** begin **

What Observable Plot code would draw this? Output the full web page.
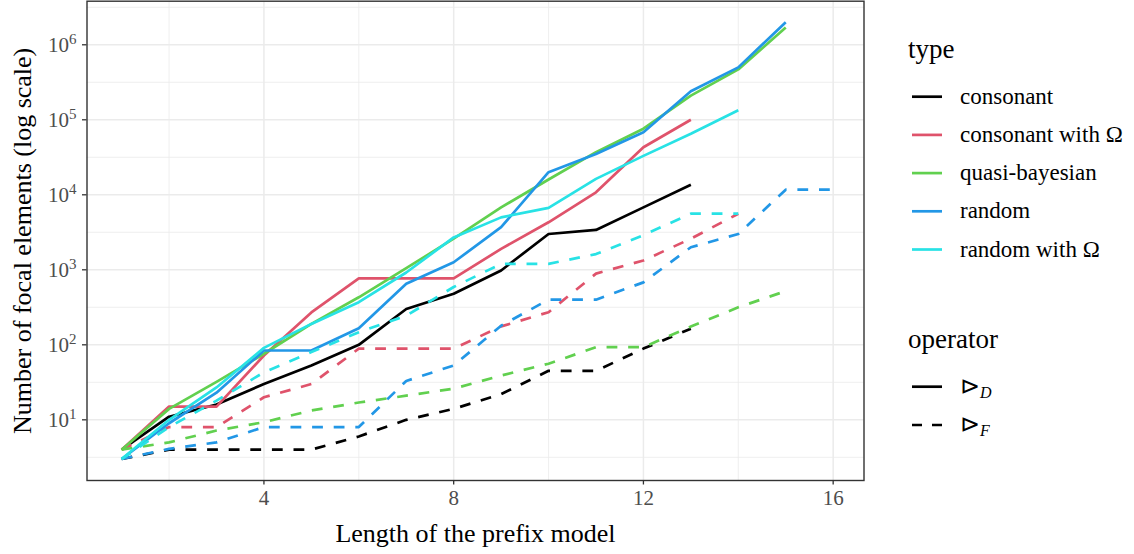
<!DOCTYPE html>
<html><head><meta charset="utf-8">
<script src="https://cdn.jsdelivr.net/npm/d3@7"></script>
<script src="https://cdn.jsdelivr.net/npm/@observablehq/plot@0.6"></script>
<style>
body{margin:0;background:#fff;}
#wrap{position:relative;width:1134px;height:554px;font-family:"Liberation Serif","Times New Roman",serif;}
#wrap svg{font-family:"Liberation Serif","Times New Roman",serif;}
#legend{position:absolute;left:0;top:0;}
</style></head><body><div id="wrap"></div>
<script>
// ---- data ----
const lengths = [1,2,3,4,5,6,7,8,9,10,11,12,13,14,15,16];
const types = ["consonant","consonant with Ω","quasi-bayesian","random","random with Ω"];
const typeColors = ["#000000","#DF536B","#61D04F","#2297E6","#28E2E5"];
const operators = ["D","F"];

// operator D (solid)
const consonantD      = [4, 11, 16, 30, 53, 100, 300, 480, 980, 3000, 3400, 6800, 13600];
const consonantOmegaD = [4, 15, 15, 72, 270, 770, 770, 770, 1900, 4300, 10800, 43000, 100000];
const quasiBayesD     = [4, 14, 32, 76, 190, 430, 1050, 2600, 6800, 16000, 37000, 76000, 210000, 470000, 1700000];
const randomD         = [3, 9, 23, 84, 84, 166, 650, 1260, 3700, 20000, 35000, 68000, 240000, 500000, 2000000];
const randomOmegaD    = [3, 10, 27, 91, 190, 370, 920, 2700, 5000, 6700, 16300, 33000, 65000, 134000];
// operator F (dashed)
const consonantF      = [3, 4, 4, 4, 4, 6, 10, 14, 22, 45, 45, 89, 164];
const consonantOmegaF = [4, 8, 8, 20, 30, 89, 89, 89, 176, 272, 890, 1330, 2600, 5600];
const quasiBayesF     = [4, 5, 7.2, 9.3, 13.3, 17, 21, 26, 39, 56, 93, 93, 175, 316, 520];
const randomF         = [3, 4.1, 5, 8, 8, 8, 33, 53, 180, 400, 400, 680, 2000, 3000, 11700, 11700];
const randomOmegaF    = [3, 8, 18, 43, 80, 147, 245, 590, 1200, 1200, 1620, 2900, 5600, 5600];

const xMajor = [4, 8, 12, 16];
const xMinor = [2, 6, 10, 14];
const yMajor = [1e1, 1e2, 1e3, 1e4, 1e5, 1e6];
const yMinor = [0.5, 1.5, 2.5, 3.5, 4.5, 5.5, 6.5].map(e => Math.pow(10, e));

const seriesValues = {
  "consonant": {D: consonantD, F: consonantF},
  "consonant with Ω": {D: consonantOmegaD, F: consonantOmegaF},
  "quasi-bayesian": {D: quasiBayesD, F: quasiBayesF},
  "random": {D: randomD, F: randomF},
  "random with Ω": {D: randomOmegaD, F: randomOmegaF}
};

const rows = [];
for (const t of types) for (const op of operators)
  seriesValues[t][op].forEach((v, i) => rows.push({len: lengths[i], n: v, type: t, operator: op}));

const LW = 2.7;
const lineMarks = [];
for (const t of types) for (const op of operators) {
  lineMarks.push(Plot.line(rows.filter(r => r.type === t && r.operator === op), {
    x: "len", y: "n", stroke: "type", strokeWidth: LW,
    strokeDasharray: op === "F" ? "10.8,10.8" : null,
    strokeLinecap: "butt", strokeLinejoin: "round"
  }));
}

const chart = Plot.plot({
  width: 1134, height: 554,
  marginLeft: 86.5, marginRight: 270.5, marginTop: 0.7, marginBottom: 74,
  style: {fontFamily: '"Liberation Serif","Times New Roman",serif', background: "#fff"},
  x: {domain: [0.27, 16.65]},
  y: {type: "log", domain: [Math.pow(10, 0.191), Math.pow(10, 6.581)]},
  color: {domain: types, range: typeColors},
  marks: [
    Plot.ruleY(yMinor, {stroke: "#EBEBEB", strokeWidth: 0.8}),
    Plot.ruleX(xMinor, {stroke: "#EBEBEB", strokeWidth: 0.8}),
    Plot.ruleY(yMajor, {stroke: "#EBEBEB", strokeWidth: 1.5}),
    Plot.ruleX(xMajor, {stroke: "#EBEBEB", strokeWidth: 1.5}),
    ...lineMarks,
    Plot.frame({stroke: "#333333", strokeWidth: 1.4}),
    Plot.axisX({ticks: xMajor, tickSize: 4.5, tickPadding: 5, fontSize: 21, stroke: "#333333", strokeWidth: 1.3, fill: "#4D4D4D", label: null, tickFormat: d => String(d)}),
    Plot.axisY({ticks: yMajor, tickSize: 4.5, tickPadding: 6, fontSize: 21, stroke: "#333333", strokeWidth: 1.3, fill: "#4D4D4D", label: null, tickFormat: d => String(Math.round(Math.log10(d)))}),
    Plot.text(["Length of the prefix model"], {frameAnchor: "bottom", text: d => d, dy: 53, fontSize: 26, fill: "#000", lineAnchor: "middle", textAnchor: "middle"}),
    Plot.text(["Number of focal elements (log scale)"], {frameAnchor: "left", text: d => d, dx: -64, rotate: -90, fontSize: 26, fill: "#000", lineAnchor: "middle", textAnchor: "middle"})
  ]
});

document.getElementById("wrap").appendChild(chart);

// superscript exponents on y tick labels
d3.select(chart).selectAll('g[aria-label="y-axis tick label"] text').each(function() {
  const e = this.textContent;
  const sel = d3.select(this);
  sel.text(null);
  sel.append("tspan").text("10");
  sel.append("tspan").attr("dy", "-0.48em").attr("font-size", "15px").text(e);
});

// ---- legend ----
const lg = d3.select("#wrap").append("svg").attr("id", "legend")
  .attr("width", 1134).attr("height", 554)
  .style("font-family", '"Liberation Serif","Times New Roman",serif');

const keyX1 = 912, keyX2 = 942, labelX = 960;
lg.append("text").attr("x", 908).attr("y", 58).attr("font-size", 27).text("type");
types.forEach((t, i) => {
  const y = 96.7 + i * 38.2;
  lg.append("line").attr("x1", keyX1).attr("x2", keyX2).attr("y1", y).attr("y2", y)
    .attr("stroke", typeColors[i]).attr("stroke-width", LW);
  lg.append("text").attr("x", labelX).attr("y", y + 7).attr("font-size", 23).text(t);
});

lg.append("text").attr("x", 908).attr("y", 348).attr("font-size", 27).text("operator");
operators.forEach((op, i) => {
  const y = 386.7 + i * 38.3;
  lg.append("line").attr("x1", keyX1).attr("x2", keyX2).attr("y1", y).attr("y2", y)
    .attr("stroke", "#000").attr("stroke-width", LW)
    .attr("stroke-dasharray", op === "F" ? "10,10" : null);
  const tx = lg.append("text").attr("x", labelX).attr("y", y + 7).attr("font-size", 24);
  tx.append("tspan").text("⊳");
  tx.append("tspan").attr("dy", "0.25em").attr("font-size", 16).attr("font-style", "italic").text(op);
});
</script></body></html>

** end **

Reproduce every line above as written, skipping pictures.

What Observable Plot code would draw this? Output the full web page.
<!DOCTYPE html>
<html><head><meta charset="utf-8">
<script src="https://cdn.jsdelivr.net/npm/d3@7"></script>
<script src="https://cdn.jsdelivr.net/npm/@observablehq/plot@0.6"></script>
<style>
body{margin:0;background:#fff;}
#wrap{position:relative;width:1134px;height:554px;font-family:"Liberation Serif","Times New Roman",serif;}
#wrap svg{font-family:"Liberation Serif","Times New Roman",serif;}
#legend{position:absolute;left:0;top:0;}
</style></head><body><div id="wrap"></div>
<script>
// ---- data ----
const lengths = [1,2,3,4,5,6,7,8,9,10,11,12,13,14,15,16];
const types = ["consonant","consonant with Ω","quasi-bayesian","random","random with Ω"];
const typeColors = ["#000000","#DF536B","#61D04F","#2297E6","#28E2E5"];
const operators = ["D","F"];

// operator D (solid)
const consonantD      = [4, 11, 16, 30, 53, 100, 300, 480, 980, 3000, 3400, 6800, 13600];
const consonantOmegaD = [4, 15, 15, 72, 270, 770, 770, 770, 1900, 4300, 10800, 43000, 100000];
const quasiBayesD     = [4, 14, 32, 76, 190, 430, 1050, 2600, 6800, 16000, 37000, 76000, 210000, 470000, 1700000];
const randomD         = [3, 9, 23, 84, 84, 166, 650, 1260, 3700, 20000, 35000, 68000, 240000, 500000, 2000000];
const randomOmegaD    = [3, 10, 27, 91, 190, 370, 920, 2700, 5000, 6700, 16300, 33000, 65000, 134000];
// operator F (dashed)
const consonantF      = [3, 4, 4, 4, 4, 6, 10, 14, 22, 45, 45, 89, 164];
const consonantOmegaF = [4, 8, 8, 20, 30, 89, 89, 89, 176, 272, 890, 1330, 2600, 5600];
const quasiBayesF     = [4, 5, 7.2, 9.3, 13.3, 17, 21, 26, 39, 56, 93, 93, 175, 316, 520];
const randomF         = [3, 4.1, 5, 8, 8, 8, 33, 53, 180, 400, 400, 680, 2000, 3000, 11700, 11700];
const randomOmegaF    = [3, 8, 18, 43, 80, 147, 245, 590, 1200, 1200, 1620, 2900, 5600, 5600];

const xMajor = [4, 8, 12, 16];
const xMinor = [2, 6, 10, 14];
const yMajor = [1e1, 1e2, 1e3, 1e4, 1e5, 1e6];
const yMinor = [0.5, 1.5, 2.5, 3.5, 4.5, 5.5, 6.5].map(e => Math.pow(10, e));

const seriesValues = {
  "consonant": {D: consonantD, F: consonantF},
  "consonant with Ω": {D: consonantOmegaD, F: consonantOmegaF},
  "quasi-bayesian": {D: quasiBayesD, F: quasiBayesF},
  "random": {D: randomD, F: randomF},
  "random with Ω": {D: randomOmegaD, F: randomOmegaF}
};

const rows = [];
for (const t of types) for (const op of operators)
  seriesValues[t][op].forEach((v, i) => rows.push({len: lengths[i], n: v, type: t, operator: op}));

const LW = 2.7;
const lineMarks = [];
for (const t of types) for (const op of operators) {
  lineMarks.push(Plot.line(rows.filter(r => r.type === t && r.operator === op), {
    x: "len", y: "n", stroke: "type", strokeWidth: LW,
    strokeDasharray: op === "F" ? "10.8,10.8" : null,
    strokeLinecap: "butt", strokeLinejoin: "round"
  }));
}

const chart = Plot.plot({
  width: 1134, height: 554,
  marginLeft: 86.5, marginRight: 270.5, marginTop: 0.7, marginBottom: 74,
  style: {fontFamily: '"Liberation Serif","Times New Roman",serif', background: "#fff"},
  x: {domain: [0.27, 16.65]},
  y: {type: "log", domain: [Math.pow(10, 0.191), Math.pow(10, 6.581)]},
  color: {domain: types, range: typeColors},
  marks: [
    Plot.ruleY(yMinor, {stroke: "#EBEBEB", strokeWidth: 0.8}),
    Plot.ruleX(xMinor, {stroke: "#EBEBEB", strokeWidth: 0.8}),
    Plot.ruleY(yMajor, {stroke: "#EBEBEB", strokeWidth: 1.5}),
    Plot.ruleX(xMajor, {stroke: "#EBEBEB", strokeWidth: 1.5}),
    ...lineMarks,
    Plot.frame({stroke: "#333333", strokeWidth: 1.4}),
    Plot.axisX({ticks: xMajor, tickSize: 4.5, tickPadding: 5, fontSize: 21, stroke: "#333333", strokeWidth: 1.3, fill: "#4D4D4D", label: null, tickFormat: d => String(d)}),
    Plot.axisY({ticks: yMajor, tickSize: 4.5, tickPadding: 6, fontSize: 21, stroke: "#333333", strokeWidth: 1.3, fill: "#4D4D4D", label: null, tickFormat: d => String(Math.round(Math.log10(d)))}),
    Plot.text(["Length of the prefix model"], {frameAnchor: "bottom", text: d => d, dy: 53, fontSize: 26, fill: "#000", lineAnchor: "middle", textAnchor: "middle"}),
    Plot.text(["Number of focal elements (log scale)"], {frameAnchor: "left", text: d => d, dx: -64, rotate: -90, fontSize: 26, fill: "#000", lineAnchor: "middle", textAnchor: "middle"})
  ]
});

document.getElementById("wrap").appendChild(chart);

// superscript exponents on y tick labels
d3.select(chart).selectAll('g[aria-label="y-axis tick label"] text').each(function() {
  const e = this.textContent;
  const sel = d3.select(this);
  sel.text(null);
  sel.append("tspan").text("10");
  sel.append("tspan").attr("dy", "-0.48em").attr("font-size", "15px").text(e);
});

// ---- legend ----
const lg = d3.select("#wrap").append("svg").attr("id", "legend")
  .attr("width", 1134).attr("height", 554)
  .style("font-family", '"Liberation Serif","Times New Roman",serif');

const keyX1 = 912, keyX2 = 942, labelX = 960;
lg.append("text").attr("x", 908).attr("y", 58).attr("font-size", 27).text("type");
types.forEach((t, i) => {
  const y = 96.7 + i * 38.2;
  lg.append("line").attr("x1", keyX1).attr("x2", keyX2).attr("y1", y).attr("y2", y)
    .attr("stroke", typeColors[i]).attr("stroke-width", LW);
  lg.append("text").attr("x", labelX).attr("y", y + 7).attr("font-size", 23).text(t);
});

lg.append("text").attr("x", 908).attr("y", 348).attr("font-size", 27).text("operator");
operators.forEach((op, i) => {
  const y = 386.7 + i * 38.3;
  lg.append("line").attr("x1", keyX1).attr("x2", keyX2).attr("y1", y).attr("y2", y)
    .attr("stroke", "#000").attr("stroke-width", LW)
    .attr("stroke-dasharray", op === "F" ? "10,10" : null);
  const tx = lg.append("text").attr("x", labelX).attr("y", y + 7).attr("font-size", 24);
  tx.append("tspan").text("⊳");
  tx.append("tspan").attr("dy", "0.25em").attr("font-size", 16).attr("font-style", "italic").text(op);
});
</script></body></html>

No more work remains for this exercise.